Antonio García Barbeito - LA TRIBU

Armas

Al que sube a un caballo habría que exigirle «carné» de caballista, como al que sube a un coche

ANTONIO GARCÍA BARBEITO

A veces, la fiesta nos hace ir más allá de lo permitido, que unas copas de más o una exultación desmesurada, unas repentinas ganas de hacernos el gracioso, la mala hora de gastar una broma pesada o un gratuito alarde de querer ser más que nadie, nos lleva a cometer barbaridades que si quedaran en nosotros, allá cada uno con su nivel de riesgo, pero muchas veces esas barbaridades dejan víctimas que, injustamente, pagan la faena de otro. Mayo es un mes de muchas fiestas, urbanas y campestres, y así en el campo como en cualquier plaza hemos visto muchas veces cómo, para que la gente lo viera, se las daba de rejoneador un desaprensivo que apenas tenía media hora de montura en sus posaderas. Pero había podido comprar o alquilar un caballo y quería lucirse ante —y entre— la multitud. Más de una vez costó un disgusto ese alarde de un aparente dominio del animal que no era sino incapacidad para llevarlo como hay que llevarlo.

Todos los años cuentan casos de caballos que alguien sin alma de caballista ha reventado en alguna feria. Y si supiéramos cuántos animales mueren en el Rocío por malos tratos de su jinete, sería para montar guardia y obligar a que los animales tuvieran un chip que pudiera registrar cuántas horas lleva andando, trotando, galopando o sin beber, comer ni descansar. Y por exigir, al que sube a un caballo habría que exigirle «carné» de caballista, como el que sube a un coche, que caballos hay por ahí que, en manos de algunos, son armas mortales que pueden matar a patadas a cualquiera, si al jinete le sale el gracioso exhibicionista. Y lo que decimos de los caballos en manos de gente sin pericia, decimos de los cohetes en manos de cualquiera. Un cohete puede matar, y aquí lo tira cualquiera, sea vísperas de la Navidad, boda de su prima, reunión de amigos, romería, celebración de no sé qué equipo, de no sé qué nombramiento o lo que se antoje. Cualquiera puede comprar cohetes como si fueran piruletas, y cualquiera, en cualquier sitio, se pone a tirarlos creyéndose el pirotécnico mayor de las Fallas.

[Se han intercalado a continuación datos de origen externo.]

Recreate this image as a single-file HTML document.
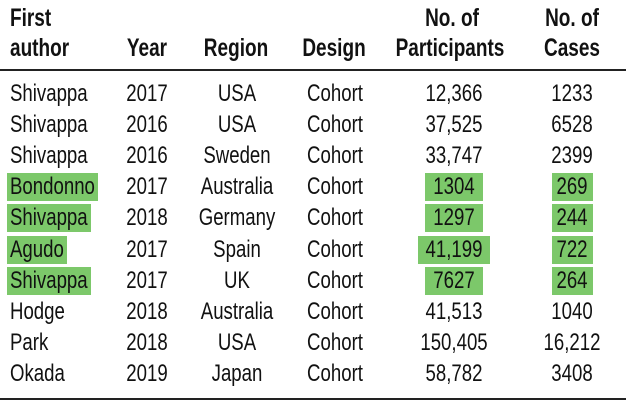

Todavía recuerdo con espanto aquel día de la salida de las carretas en la tribu, mediados los sesenta, cuando el cohetero, Santiago, al no saber dónde dejar el mazo de cohetes, lo sujetó entre sus piernas mientras los iba tirando; unas chispas prendieron en el mazo y le estalló entre sus piernas. Gritando y con los pantalones y los muslos quemados, ensangrentado, Santiago fue apareciendo en la niebla olorosa de la pólvora como víctima de un bombardeo. Tuvo suerte. Así que no nos fiemos de todos los que, en las fiestas, llevan a su cargo caballos o cohetes.